Logistics
Group Member – Casey, Eric
Github Repo – CartoonGAN-Application
Previous Report – Midterm Documentation
Proposal – Final Proposal
Background
Motivation
For this stage of this project, we want to further refine our work done up to this point, including 1) our web interface/API to the CartoonGAN models and functionalities; 2) the web application utilizing CartoonGAN, which would have more layers of interaction and possibility to it with the new features we plan for it to have.

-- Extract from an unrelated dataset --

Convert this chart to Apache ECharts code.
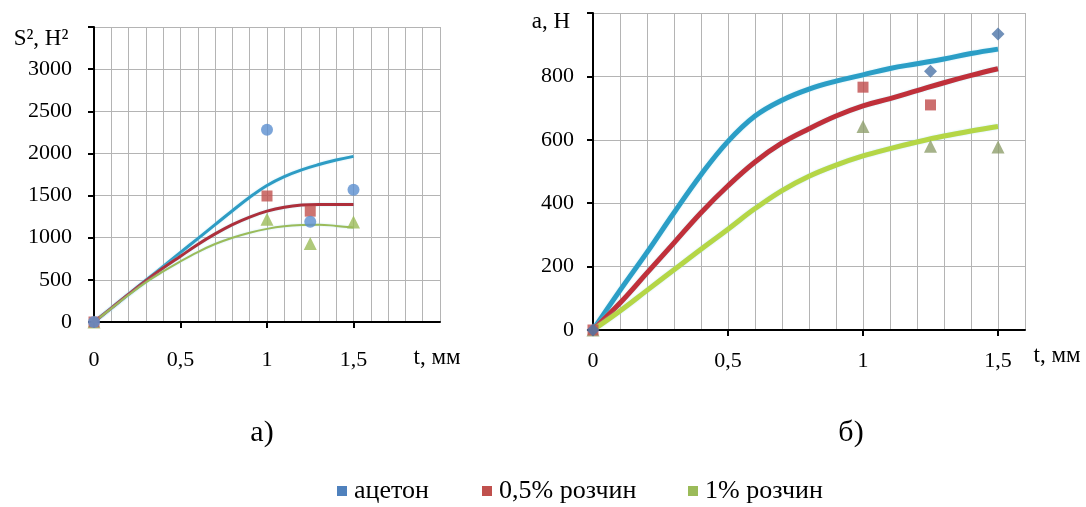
<!DOCTYPE html>
<html>
<head>
<meta charset="utf-8">
<script src="https://cdn.jsdelivr.net/npm/echarts@6.0.0/dist/echarts.min.js"></script>
<style>
  html, body { margin: 0; padding: 0; background: #fff; }
  #chart { width: 1086px; height: 507px; }
</style>
</head>
<body>
<div id="chart"></div>
<script>
const FONT = 'Liberation Serif';

// t, мм -- points along the trend curves
const tCurve = [0, 0.1, 0.2, 0.3, 0.4, 0.5, 0.6, 0.7, 0.8, 0.9, 1.0, 1.1, 1.2, 1.3, 1.4, 1.5];
// measured points
const tPoints = [0, 1, 1.25, 1.5];

// а) S², Н² -- trend curves
const sAcetone = [0, 165, 330, 495, 660, 825, 990, 1155, 1320, 1480, 1620, 1725, 1805, 1868, 1922, 1965];
const sSol05   = [0, 165, 330, 490, 640, 780, 920, 1045, 1155, 1245, 1315, 1362, 1388, 1395, 1395, 1395];
const sSol1    = [0, 160, 320, 470, 600, 720, 830, 925, 1000, 1060, 1105, 1135, 1150, 1155, 1140, 1120];
// а) measured
const sAcetonePts = [0, 2280, 1190, 1570];
const sSol05Pts   = [0, 1495, 1315, null];
const sSol1Pts    = [0, 1220, 930, 1185];

// б) а, Н -- trend curves
const aAcetone = [0, 125, 245, 370, 490, 595, 675, 725, 760, 785, 805, 825, 840, 855, 872, 886];
const aSol05   = [0, 85, 180, 275, 370, 455, 530, 590, 635, 675, 707, 730, 755, 780, 803, 824];
const aSol1    = [0, 60, 125, 190, 255, 318, 383, 440, 485, 520, 549, 572, 593, 612, 628, 642];
// б) measured
const aAcetonePts = [0, null, 816, 934];
const aSol05Pts   = [0, 766, 710, null];
const aSol1Pts    = [0, 642, 580, 577];

const legendNames = ['ацетон', '0,5% розчин', '1% розчин'];
const legendColors = ['#4f81bd', '#c0504d', '#9bbb59'];
const legendX = [337, 482, 688];
const xTickValues = [0, 0.5, 1, 1.5];

function pairs(xs, ys) {
  const out = [];
  for (let i = 0; i < xs.length; i++) {
    if (ys[i] !== null) out.push([xs[i], ys[i]]);
  }
  return out;
}

// visible x axis: ticks and labels every 0,5
function xAxisOpt(idx, max, margin) {
  return {
    type: 'value', gridIndex: idx, min: 0, max: max, interval: 0.5,
    axisLine: { onZero: false, lineStyle: { color: '#000', width: 2 } },
    axisTick: { show: true, length: 6, customValues: xTickValues, lineStyle: { color: '#000', width: 2 } },
    axisLabel: {
      customValues: xTickValues, margin: margin, color: '#000', fontFamily: FONT, fontSize: 22,
      formatter: v => String(v).replace('.', ',')
    },
    splitLine: { show: false }
  };
}

// hidden x axis that only draws the 0,1 grid
function xGridOpt(idx, max) {
  return {
    type: 'value', gridIndex: idx, min: 0, max: max, interval: 0.1,
    axisLine: { show: false }, axisTick: { show: false }, axisLabel: { show: false },
    splitLine: { show: true, lineStyle: { color: '#b4b4b4', width: 1 } }
  };
}

function yAxisOpt(idx, max, interval, margin) {
  return {
    type: 'value', gridIndex: idx, min: 0, max: max, interval: interval,
    axisLine: { show: true, onZero: false, lineStyle: { color: '#000', width: 2 } },
    axisTick: { show: true, length: 6, lineStyle: { color: '#000', width: 2 } },
    axisLabel: {
      margin: margin, color: '#000', fontFamily: FONT, fontSize: 22,
      formatter: v => (v >= max ? '' : String(v))
    },
    splitLine: { show: true, lineStyle: { color: '#b4b4b4', width: 1 } }
  };
}

function curve(name, idx, ys, color, width) {
  return {
    name: name, type: 'line', xAxisIndex: idx, yAxisIndex: idx,
    data: pairs(tCurve, ys), smooth: 0.4, showSymbol: false, z: 2,
    lineStyle: { color: color, width: width, shadowColor: 'rgba(150,220,240,0.6)', shadowBlur: 2 }
  };
}

function points(name, idx, ys, symbol, color, size) {
  return {
    name: name, type: 'scatter', xAxisIndex: idx, yAxisIndex: idx,
    data: pairs(tPoints, ys), symbol: symbol, symbolSize: size, z: 3,
    itemStyle: { color: color }
  };
}

function label(text, x, y, size, align) {
  return {
    type: 'text', x: x, y: y,
    style: { text: text, fill: '#000', font: size + 'px "' + FONT + '"', align: align || 'center', verticalAlign: 'middle' }
  };
}

// legend drawn as plain graphics so that it keeps the serif face
const legendGraphics = [];
legendNames.forEach((n, i) => {
  legendGraphics.push({
    type: 'rect', shape: { x: legendX[i], y: 486, width: 10, height: 10 },
    style: { fill: legendColors[i] }
  });
  legendGraphics.push(label(n, legendX[i] + 17, 491, 26, 'left'));
});

const chart = echarts.init(document.getElementById('chart'));
chart.setOption({
  animation: false,
  backgroundColor: '#fff',
  textStyle: { fontFamily: FONT },
  grid: [
    { left: 94, top: 27, width: 346, height: 295 },
    { left: 593, top: 13, width: 432, height: 317 }
  ],
  xAxis: [xAxisOpt(0, 2, 27), xAxisOpt(1, 1.6, 20), xGridOpt(0, 2), xGridOpt(1, 1.6)],
  yAxis: [yAxisOpt(0, 3500, 500, 22), yAxisOpt(1, 1000, 200, 19)],
  graphic: [
    label('S², Н²', 41, 39, 23),
    label('t, мм', 437, 358, 23),
    label('а, Н', 551, 22, 23),
    label('t, мм', 1057, 356, 23),
    label('а)', 262, 433, 30),
    label('б)', 851, 433, 30)
  ].concat(legendGraphics),
  series: [
    curve('ацетон, тренд а', 0, sAcetone, '#2e9cc4', 3),
    curve('0,5% розчин, тренд а', 0, sSol05, '#ad2f3b', 3),
    curve('1% розчин, тренд а', 0, sSol1, '#9bbb59', 2),
    points('1% розчин', 0, sSol1Pts, 'triangle', '#9bbb59', 13),
    points('0,5% розчин', 0, sSol05Pts, 'rect', '#c0504d', 11),
    points('ацетон', 0, sAcetonePts, 'circle', '#5b8fd0', 12),

    curve('ацетон, тренд б', 1, aAcetone, '#2b9ec6', 5),
    curve('0,5% розчин, тренд б', 1, aSol05, '#c0303a', 5),
    curve('1% розчин, тренд б', 1, aSol1, '#b5d646', 5),
    points('1% розчин', 1, aSol1Pts, 'triangle', '#8e9f6c', 13),
    points('0,5% розчин', 1, aSol05Pts, 'rect', '#bf4b4b', 11),
    points('ацетон', 1, aAcetonePts, 'diamond', '#4c74a8', 13)
  ]
});
</script>
</body>
</html>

We sincerely hope that through these refining work, CartoonGAN can finally become a powerful and playful tool that can be used by learners, educators, artists, technicians, so that our contribution to the ml5 library would truly help others, and spark more creativity in this fascinating realm.
Methodology & Experiments
Gif Transformation
Developing gif transformation on a web application is a more demanding task than we imagined. Due to the fact that there isn’t any efficient modern gif encoding/decoding libraries, my partner who worked on this functionality went through quite some effort to find usable libraries for working with gifs in our application.
*This could be a potential direction for future contributions.

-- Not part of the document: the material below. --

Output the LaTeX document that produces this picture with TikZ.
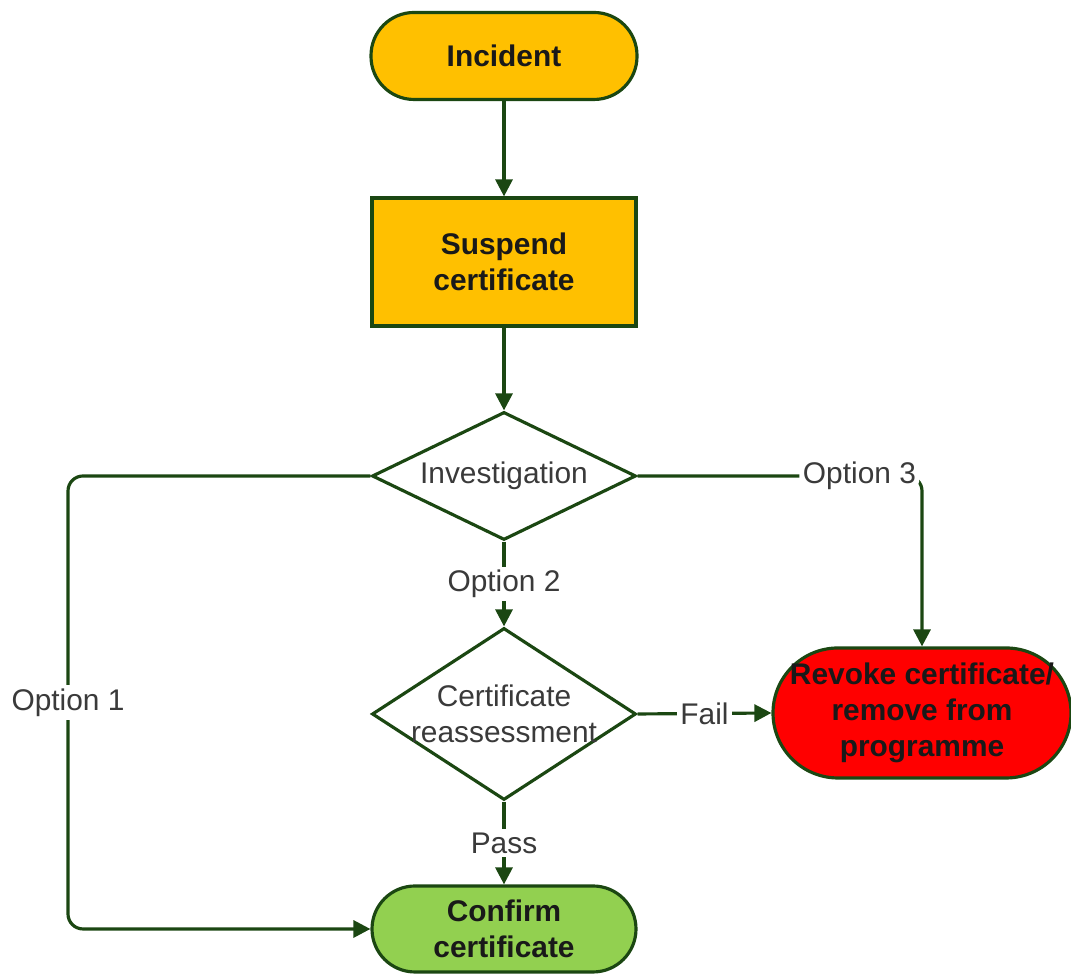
\documentclass[tikz,border=0pt]{standalone}
\usepackage{fontspec}
\setmainfont{Liberation Sans}
\usepackage{tikz}
\usetikzlibrary{positioning,arrows.meta,shapes.geometric}
\usepackage{xcolor}
\definecolor{amber}{HTML}{FFC000}
\definecolor{leafgreen}{HTML}{92D050}
\definecolor{alarmred}{HTML}{FF0000}
\definecolor{linegreen}{HTML}{1B4712}
\definecolor{labelgray}{HTML}{3A3A3A}

\begin{document}
\begin{tikzpicture}[
    every node/.style={font=\fontsize{8.5}{10.2}\selectfont},
    terminal/.style={draw=linegreen, line width=0.9pt, rounded corners=0.43cm, minimum width=2.66cm, minimum height=0.87cm, align=center, inner sep=0pt, text=black!90, font=\fontsize{8.5}{10.2}\selectfont\bfseries},
    process/.style={draw=linegreen, line width=0.9pt, fill=amber, minimum width=2.64cm, minimum height=1.28cm, align=center, inner sep=0pt, text=black!90, font=\fontsize{8.5}{10.2}\selectfont\bfseries},
    decision/.style={diamond, draw=linegreen, line width=0.9pt, fill=white, align=center, inner sep=0pt, inner xsep=-0.45cm, minimum width=2.64cm, text=labelgray},
    edge/.style={-{Triangle[length=0.17cm, width=0.17cm]}, line width=0.9pt, draw=linegreen},
    lbl/.style={fill=white, inner sep=1pt, text=labelgray}
]
    \useasboundingbox (0,0) rectangle (10.71,9.74);

    % Nodi principali
    \node[terminal, fill=amber] (incident) at (5.04, 9.18) {Incident};
    \node[process] (suspend) at (5.04, 7.12) {Suspend\\certificate};
    \node[decision, minimum height=1.28cm, aspect=2.06] (invest) at (5.04, 4.98) {Investigation};
    \node[decision, minimum height=1.72cm, aspect=1.53] (reassess) at (5.04, 2.60) {Certificate\\reassessment};
    \node[terminal, fill=alarmred, minimum width=2.98cm, minimum height=1.30cm, rounded corners=0.65cm] (revoke) at (9.22, 2.61) {Revoke certificate/\\remove from\\programme};
    \node[terminal, fill=leafgreen, minimum width=2.64cm, minimum height=0.86cm] (confirm) at (5.04, 0.45) {Confirm\\certificate};

    % Punto di svolta per Option 1
    \coordinate (leftturn) at (0.68, 4.98);

    % Connessioni verticali
    \draw[edge] (incident) -- (suspend);
    \draw[edge] (suspend) -- (invest);
    \draw[edge] (invest) -- node[lbl] {Option 2} (reassess);
    \draw[edge] (reassess) -- node[lbl] {Pass} (confirm);

    % Connessioni laterali
    \draw[edge, rounded corners=0.15cm] (invest.west) -- (leftturn) |- node[lbl, pos=0.25] {Option 1} (confirm.west);
    \draw[edge, rounded corners=0.15cm] (invest.east) -| node[lbl, pos=0.39] {Option 3} (revoke.north);
    \draw[edge] (reassess.east) -- node[lbl] {Fail} (revoke.west);

\end{tikzpicture}
\end{document}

Front-end wise, we implemented a simple but effective piping algorithm in order to recognize the type of input the user uploaded, and trigger respective strategies accordingly.
Demo gif outputs:
Styles: Original – Chihiro – Shinkai – Paprika – Hosoda – Hayao
Some experiments:
This cyberpunk kitty is recorded during one of our experiments with GIF transformation. As shown in the video, the transformation (original style to Miyazaki’s Chihiro style) output is glitchy, resulting from a single frame loss. This could be resulting from issues with GIF encoding and decoding in our web application, as we currently work with GIF in the following way:
GIF ➡️ binary data ➡️ tensor ➡️ MODEL ➡️ tensor ➡️ binary data ➡️ GIF
Therefore, encoding issues could largely effect our final outcome. This is a problem that needs to be looked into in the future.
Foreground/Background Transformation
Foreground/background transformation is one of out biggest feature updates to our CartoonGAN web application.
The main methodology we used to develop this feature is to implement BodyPix as a tool to recognize humans from their background, and use that as a mask for the input image. This mask is then used to manipulate the pixel data from the image, so that the cartoonization can be applied to either foreground, background or both depending on the user’s choice.
We hope this could bring our user experience to another level, as we try to bring our users the experience of seeing themselves in the cartoon world of their choice, by either turning themselves into a cartoonized character, or turning their surrounding world into a fusion of their reality and fantasy.
Demo foreground/background outputs:
Foreground –
Background –
Social Impact
ml5 library
We wrapped CartoonGAN into a ml5 library, and submitted a pull request to merge our work into the ml5.
The reason we included this as part of our project goal is that we hope our work would become real contributions to the creative world out there. Machine learning on the browser is still a relatively new and merging field, the more work and attention it receives, the faster it will grow. Though I am a newbie myself, I really hope that my efforts and contribution could help ml5 grow as an amazing tool collection for the brilliant innovative minds in this realm.
Further Development
There are still work to be done and room for improvement in this project to bring it fully up to our expectations.
Web application wise, GIF transformation is still relatively slow and buggy, due to the insufficiency of existing tools to work with gifs on the browser. We did our best to accommodate these issues, but we still want to look into potential ways of improvement, maybe even new issues to contribute to.
The CartoonGan ml5 library is still a work in progress. Although we have the barebones ready, there’s still work needed. We are currently in progress of building tests, examples, guides and documentation for the library, and designing wise, we still need to improve the library in aspects like error and corner cases handling, image encoding and other input format supports. These are all necessary elements for CartoonGAN to become an easy-to-use and practical library, which is our ultimate hope.